Daß mit Töchterchen Meredith, „Merry“ genannt, nicht alles stimmt, zeigt sich von früher Kindheit daran, daß sie stottert. Die Psychiaterin schiebt das auf den Wettkampf der Tochter mit der Mutter um die Gunst des Vaters (und tatsächlich gibt es Annäherungen des Kindes an Papa, die ein weniger diskreter Regisseur wie McGregor vielleicht peinlich ausgewalzt hätte).
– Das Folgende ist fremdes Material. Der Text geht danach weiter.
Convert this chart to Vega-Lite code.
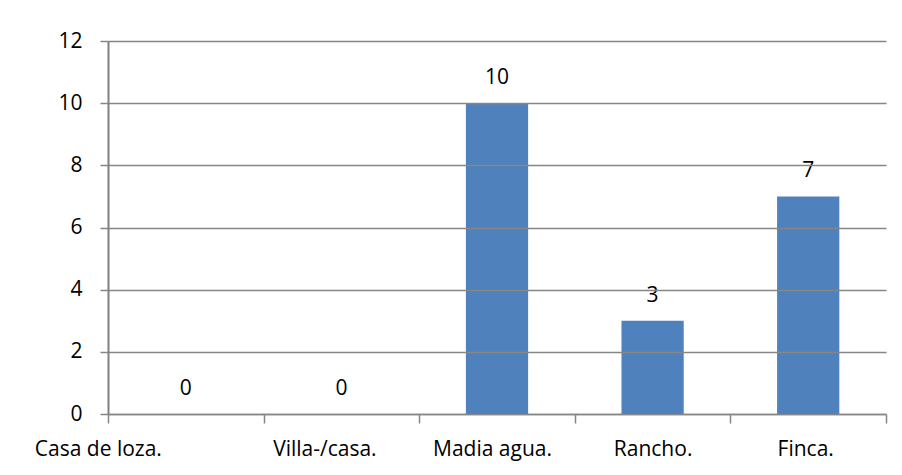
{
  "$schema": "https://vega.github.io/schema/vega-lite/v6.json",
  "autosize": "none",
  "width": 778,
  "height": 373,
  "padding": {"left": 108, "top": 41, "right": 16, "bottom": 61},
  "background": "white",
  "data": {"values": [
    {"tipo": "Casa de loza.", "n": 0},
    {"tipo": "Villa-/casa.", "n": 0},
    {"tipo": "Madia agua.", "n": 10},
    {"tipo": "Rancho.", "n": 3},
    {"tipo": "Finca.", "n": 7}
  ]},
  "encoding": {
    "x": {"field": "tipo", "type": "nominal", "sort": null,
      "scale": {"paddingInner": 0, "paddingOuter": 0},
      "axis": {"title": null, "labelAngle": 0, "tickBand": "extent",
        "domainColor": "#868686", "tickColor": "#868686", "tickSize": 9, "domainWidth": 1.5, "tickWidth": 1.5,
        "labelFont": "Open Sans", "labelFontSize": 21, "labelColor": "#000000", "labelPadding": 15,
        "labelOffset": {"expr": "datum.label == 'Casa de loza.' ? -88 : datum.label == 'Villa-/casa.' ? -17 : datum.label == 'Madia agua.' ? -5 : datum.label == 'Finca.' ? -3 : 0"}}},
    "y": {"field": "n", "type": "quantitative",
      "scale": {"domain": [0, 12], "nice": false},
      "axis": {"title": null, "values": [0, 2, 4, 6, 8, 10, 12], "grid": true, "zindex": 1,
        "gridColor": "#868686", "gridWidth": 1.5, "domain": true, "domainColor": "#808080", "domainWidth": 2,
        "tickColor": "#868686", "tickSize": 8, "tickWidth": 1.5,
        "labelFont": "Open Sans", "labelFontSize": 21, "labelColor": "#000000", "labelPadding": 18}}
  },
  "layer": [
    {"mark": {"type": "bar", "color": "#4F81BD", "width": {"band": 0.4}}},
    {"mark": {"type": "text", "font": "Open Sans", "fontSize": 21, "color": "#000000", "baseline": "alphabetic", "dy": -19},
     "encoding": {"text": {"field": "n", "type": "quantitative"}}}
  ],
  "config": {"view": {"stroke": null}}
}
Obwohl es Merry, man sieht es, man weiß es, an nichts fehlt, nicht an Liebe, nicht an Verständnis, wird sie ein unleidlicher Teenager – und schließlich eine radikale politische Aktivistin, die das Elternhaus verläßt und mit Terroranschlägen schuldig wird.
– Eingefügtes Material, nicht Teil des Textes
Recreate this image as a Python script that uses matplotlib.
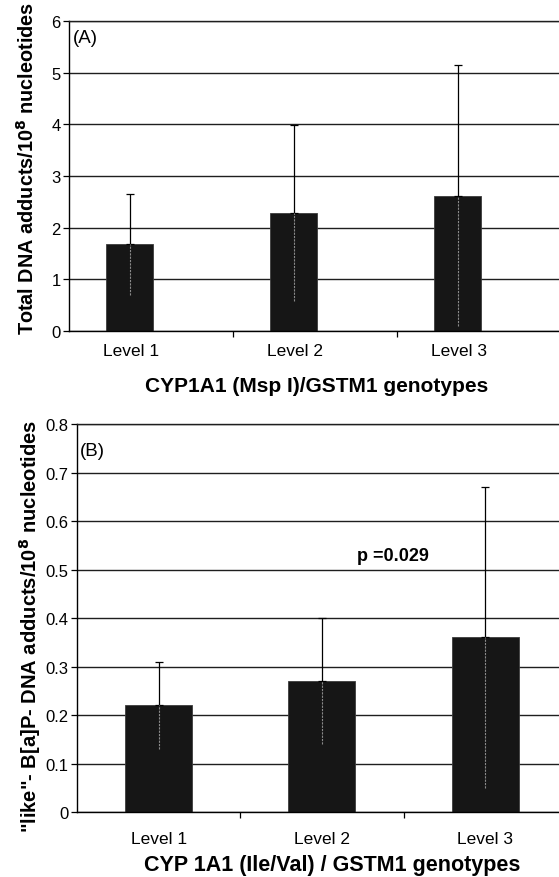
import numpy as np
from matplotlib import pyplot as plt

plt.rcParams['font.family'] = ['Liberation Sans', 'DejaVu Sans']

levels = ['Level 1', 'Level 2', 'Level 3']

# panel A: total DNA adducts, mean and SD
total_mean = [1.68, 2.28, 2.62]
total_sd = [0.98, 1.70, 2.53]

# panel B: B[a]P-like DNA adducts, mean and SD
bap_mean = [0.22, 0.27, 0.36]
bap_sd = [0.09, 0.13, 0.31]

fig = plt.figure(figsize=(5.59, 8.78), dpi=100)

axA = fig.add_axes([0.1234, 0.6219, 0.880, 0.3531])
axB = fig.add_axes([0.1377, 0.0740, 0.8766, 0.4419])


def draw_panel(ax, means, sds, offset, width, ymax, ystep, label_off, xpad):
    idx = np.arange(len(means))
    xpos = idx + offset
    ax.set_axisbelow(True)
    ax.bar(xpos, means, width=width, color='#161616', edgecolor='#3c3c3c',
           linewidth=0.6, zorder=2)
    # upper half of the error bar in black
    ax.errorbar(xpos, means, yerr=[np.zeros(len(sds)), sds], fmt='none',
                ecolor='black', elinewidth=0.9, capsize=3, capthick=0.9, zorder=3)
    # lower half runs inside the dark bar, shows up light
    ax.vlines(xpos, np.array(means) - np.array(sds), means, colors='#8a8a8a',
              linewidth=0.8, linestyles=(0, (2, 1)), zorder=3)

    ax.set_xlim(0, 3)
    ax.set_ylim(0, ymax)
    ax.set_yticks(np.arange(0, ymax + ystep / 2, ystep))
    ax.yaxis.grid(True, color='#1e1e1e', linewidth=1.0)
    ax.tick_params(axis='y', labelsize=12, length=4, width=0.9, pad=2)

    ax.set_xticks(idx + label_off)
    ax.set_xticklabels(levels, fontsize=12.5)
    ax.tick_params(axis='x', which='major', length=0, pad=xpad)
    ax.set_xticks([1, 2], minor=True)
    ax.tick_params(axis='x', which='minor', length=4, width=0.9)

    ax.spines['right'].set_visible(False)
    for s in ['left', 'bottom', 'top']:
        ax.spines[s].set_linewidth(1.0)
        ax.spines[s].set_color('black')
    ax.spines['top'].set_color('#1e1e1e')


draw_panel(axA, total_mean, total_sd, 0.37, 0.29, 6, 1, 0.38, 9)
axA.set_ylabel('Total DNA adducts/10$^{\\mathbf{8}}$ nucleotides',
               fontsize=14.3, fontweight='bold')
axA.yaxis.set_label_coords(-0.085, 0.526)
axA.yaxis.label.set_va('center')
axA.set_xlabel('CYP1A1 (Msp I)/GSTM1 genotypes', fontsize=15, fontweight='bold')
axA.xaxis.set_label_coords(0.504, -0.177)
axA.xaxis.label.set_va('center')
axA.text(0.008, 0.948, '(A)', transform=axA.transAxes, fontsize=13.5,
         ha='left', va='center')

draw_panel(axB, bap_mean, bap_sd, 0.5, 0.41, 0.8, 0.1, 0.5, 14)
axB.set_yticklabels(['0'] + ['%.1f' % v for v in np.arange(0.1, 0.85, 0.1)])
axB.set_ylabel('"like"- B[a]P- DNA adducts/10$^{\\mathbf{8}}$ nucleotides',
               fontsize=14.5, fontweight='bold')
axB.yaxis.set_label_coords(-0.096, 0.482)
axB.yaxis.label.set_va('center')
axB.set_xlabel('CYP 1A1 (Ile/Val) / GSTM1 genotypes', fontsize=15.5, fontweight='bold')
axB.xaxis.set_label_coords(0.52, -0.134)
axB.xaxis.label.set_va('center')
axB.text(0.006, 0.933, '(B)', transform=axB.transAxes, fontsize=13.5,
         ha='left', va='center')
axB.text(1.715, 0.528, 'p =0.029', fontsize=13, fontweight='bold',
         ha='left', va='center')

fig.savefig('out.png', dpi=100)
Nicht nur die bürgerkriegsartigen Szenen, die das Land damals erschüttern, sind quälend mit anzusehen, ebenso tragisch ist, wie der von Polizei und FBI bedrängte Seymour (im Gegensatz zu Dawn, die die Tochter fallen läßt und ein neues Leben für sich wünscht) an Merry festhält, obwohl er später erfährt, daß sie eine mehrfache Mörderin ist, wie er bereit ist, alles auf sich zu nehmen, um wieder Kontakt mit ihr aufzunehmen – und die Tragödie (an der eine radikal-bösartige Freundin von Merry beteiligt ist) kulminiert am Ende in einem Wiedersehen, das klar macht, wie hoffnungslos zerstört alle Leben dieser Familie sind.
 
Ewan McGregor ist der anständige Mensch, der nur aus Liebe zur Tochter gelegentlich aufhört, der gewissenhafte, brave Bürger zu sein (was nicht hinterfragt wird), Jennifer Connelly spielt die Wandlung der entschlossenen jungen Schönheitskönigin zur zerbrochenen Frau, die sich neu erfindet, großartig, aber es ist Dakota Fanning, die Merry vom Teenager bis zur selbst zerstörten Ruine einfach faszinierend verkörpert.
Philip Roth verteilt keine Schuldzuweisungen, zieht kein moralisches Resümee. Er zeigt ganz einfach, daß mit des Geschickes Mächten kein ewiger Bund zu flechten ist. Und er zeigt es atemberaubend – und Ewan McGregor, der auch einen lauten Film hätte machen können, entschied sich für einen leisen. Umso tiefer ist die Wirkung.